It felt so surreal. I mean, this was the 4th time this year that I've found out that I am pregnant. When every pregnancy thus far has not resulted in a baby in my arms, it makes it really tough to believe that it is real. Per my doctor's instruction, I called that day to notify them of my positive home pregnancy test. I was told that I needed to go in Friday and Sunday to get blood work done so that they could check my numbers. Sure. I can do that. I'm a pro at getting my blood drawn now. Friday morning on the way to work, I stopped in and got my blood drawn. Done. A few hours later they called to tell me that my blood work was consistent with pregnancy and after my blood draw on Sunday, they would call me on Monday with the results.
Sure, more waiting, but doable. Sunday morning I stopped at the hospital once again to get more blood drawn. Easy. Now for the hard part... the waiting! Sunday went fairly quickly for me thankfully. But Monday... that was a long day. I was going crazy waiting for my phone to ring with the results. I checked it dozens of times an hour.
Finally, it rang! It was my doctor. Sadly, she did not have good news this time. My beta levels had dropped between Friday and Monday (and they were pretty low to begin with). This wasn't the one. This miscarriage is classified as a "chemical pregnancy" as it was before 5 weeks. I think I'm collecting various types of miscarriages... regular miscarriage, chemical pregnancy, missed miscarriage.. I am now 4 for 4.
Four pregnancies. Four miscarriages.
Four times I have looked at that little stick in shock and amazement. Four times I have told husband "I'm pregnant". Four times I have figured out my due date... October 15th, November 17th, December 22nd and finally August 17th.Four times I have been devastated by a pregnancy ended in miscarriage. Four. Times.
But the number of times I have been able to feel my baby kick. Zero. The number of times I have set up a nursery. Zero. The number of times I have been able to hold my baby. Zero. The number of babies I have brought home from the hospital. Zero.
I know, it could always be worse. I know that. I truly do, but that doesn't make this not hurt. Just because it is considered a "chemical pregnancy" because it was so early, doesn't make it hurt less. I was pregnant with a child. Another child who will spend eternity in Heaven with my other 3 angel babies. At least they have each other.
It is hard. It is hard to get bad news every time. It is hard to be excited for a life, when every time you have been in that same place, it has ended so soon.

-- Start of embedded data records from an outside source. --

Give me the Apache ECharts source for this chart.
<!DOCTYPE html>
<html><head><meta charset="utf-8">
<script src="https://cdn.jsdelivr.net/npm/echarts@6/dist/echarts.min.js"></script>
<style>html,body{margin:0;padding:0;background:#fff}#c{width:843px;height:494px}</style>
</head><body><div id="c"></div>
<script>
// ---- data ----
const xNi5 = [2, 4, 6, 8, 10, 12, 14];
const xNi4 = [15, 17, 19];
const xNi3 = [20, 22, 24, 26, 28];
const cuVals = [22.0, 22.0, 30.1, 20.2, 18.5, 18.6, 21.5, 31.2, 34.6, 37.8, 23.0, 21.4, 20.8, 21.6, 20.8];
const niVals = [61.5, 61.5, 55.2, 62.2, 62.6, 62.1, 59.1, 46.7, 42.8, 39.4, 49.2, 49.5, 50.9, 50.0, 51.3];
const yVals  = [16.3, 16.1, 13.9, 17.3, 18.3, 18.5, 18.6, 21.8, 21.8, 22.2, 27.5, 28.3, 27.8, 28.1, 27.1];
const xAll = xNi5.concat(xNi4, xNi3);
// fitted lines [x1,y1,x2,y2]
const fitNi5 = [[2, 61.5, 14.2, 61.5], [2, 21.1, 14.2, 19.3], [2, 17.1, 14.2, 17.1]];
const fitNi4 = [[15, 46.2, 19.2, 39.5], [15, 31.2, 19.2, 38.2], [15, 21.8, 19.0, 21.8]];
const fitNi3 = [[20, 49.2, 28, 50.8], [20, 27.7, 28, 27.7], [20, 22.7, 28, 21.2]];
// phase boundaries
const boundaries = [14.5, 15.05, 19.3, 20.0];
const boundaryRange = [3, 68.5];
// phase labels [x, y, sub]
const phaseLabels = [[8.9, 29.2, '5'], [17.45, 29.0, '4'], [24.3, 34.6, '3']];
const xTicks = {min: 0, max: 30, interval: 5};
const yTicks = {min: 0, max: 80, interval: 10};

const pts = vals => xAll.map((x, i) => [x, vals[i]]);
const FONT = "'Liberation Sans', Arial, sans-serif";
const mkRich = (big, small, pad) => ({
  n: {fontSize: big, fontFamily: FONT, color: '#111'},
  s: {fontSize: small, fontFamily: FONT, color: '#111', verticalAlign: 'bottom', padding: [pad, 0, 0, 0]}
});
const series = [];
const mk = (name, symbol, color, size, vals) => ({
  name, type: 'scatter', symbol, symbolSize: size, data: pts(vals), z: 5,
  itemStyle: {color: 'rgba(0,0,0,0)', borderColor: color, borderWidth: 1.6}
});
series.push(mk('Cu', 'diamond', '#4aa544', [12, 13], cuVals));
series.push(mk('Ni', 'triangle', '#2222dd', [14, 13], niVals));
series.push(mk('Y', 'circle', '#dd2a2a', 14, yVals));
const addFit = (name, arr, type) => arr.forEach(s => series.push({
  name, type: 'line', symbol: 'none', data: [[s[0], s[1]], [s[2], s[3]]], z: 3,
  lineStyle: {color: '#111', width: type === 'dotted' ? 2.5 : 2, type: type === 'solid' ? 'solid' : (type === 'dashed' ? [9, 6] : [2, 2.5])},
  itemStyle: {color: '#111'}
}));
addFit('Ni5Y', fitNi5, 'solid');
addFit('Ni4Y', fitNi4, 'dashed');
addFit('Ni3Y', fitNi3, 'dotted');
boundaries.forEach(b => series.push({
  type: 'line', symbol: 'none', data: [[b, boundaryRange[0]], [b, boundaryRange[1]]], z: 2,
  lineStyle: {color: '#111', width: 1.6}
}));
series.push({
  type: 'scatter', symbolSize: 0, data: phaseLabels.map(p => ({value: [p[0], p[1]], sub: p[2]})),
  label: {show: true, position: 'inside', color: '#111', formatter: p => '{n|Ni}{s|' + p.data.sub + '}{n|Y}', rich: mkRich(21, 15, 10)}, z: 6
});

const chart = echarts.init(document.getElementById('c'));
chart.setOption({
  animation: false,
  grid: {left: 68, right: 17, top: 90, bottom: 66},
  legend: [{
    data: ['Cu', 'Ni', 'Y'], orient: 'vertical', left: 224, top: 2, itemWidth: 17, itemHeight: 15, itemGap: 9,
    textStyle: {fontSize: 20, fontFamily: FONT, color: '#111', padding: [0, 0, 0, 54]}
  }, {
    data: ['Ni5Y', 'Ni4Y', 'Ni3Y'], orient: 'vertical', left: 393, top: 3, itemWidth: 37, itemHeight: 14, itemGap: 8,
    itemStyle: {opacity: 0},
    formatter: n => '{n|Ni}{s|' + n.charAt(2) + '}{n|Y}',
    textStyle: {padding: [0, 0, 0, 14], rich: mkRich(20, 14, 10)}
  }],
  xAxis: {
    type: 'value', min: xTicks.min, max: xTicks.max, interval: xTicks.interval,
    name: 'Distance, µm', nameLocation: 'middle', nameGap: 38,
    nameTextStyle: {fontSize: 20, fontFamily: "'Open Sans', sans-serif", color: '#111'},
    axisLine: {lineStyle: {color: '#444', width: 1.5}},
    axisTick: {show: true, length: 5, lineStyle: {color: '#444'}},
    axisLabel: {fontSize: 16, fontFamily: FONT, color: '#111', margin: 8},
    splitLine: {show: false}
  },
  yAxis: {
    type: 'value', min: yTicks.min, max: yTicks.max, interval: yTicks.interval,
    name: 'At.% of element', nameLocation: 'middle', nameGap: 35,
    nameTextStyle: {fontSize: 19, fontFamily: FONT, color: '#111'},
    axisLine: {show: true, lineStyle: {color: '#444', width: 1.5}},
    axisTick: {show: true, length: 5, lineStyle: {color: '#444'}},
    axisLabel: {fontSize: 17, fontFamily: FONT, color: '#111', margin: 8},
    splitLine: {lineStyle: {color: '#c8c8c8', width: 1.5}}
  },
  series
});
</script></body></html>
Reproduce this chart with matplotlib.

I was lucky enough to take the rest of the day off. I drove home, put on sweats, turned on Netflix and laid on the couch. That is where I stayed for the next 8 or so hours. Sometimes I broke down in tears, but most of the time I felt sort of numb. I am sad. I am disappointed. But I have to remember that this is all for a reason. I have to remember that God has a plan for my life. I have to keep going. I have to keep living. I have to move forward. There will be a next time, and I hope that next time I will finally be able to feel that baby kick, set up that nursery, hold that child, and bring a healthy baby home from the hospital.
I have to believe that this is for a better reason. I have to believe that these are steps that I must take. I have to have hope.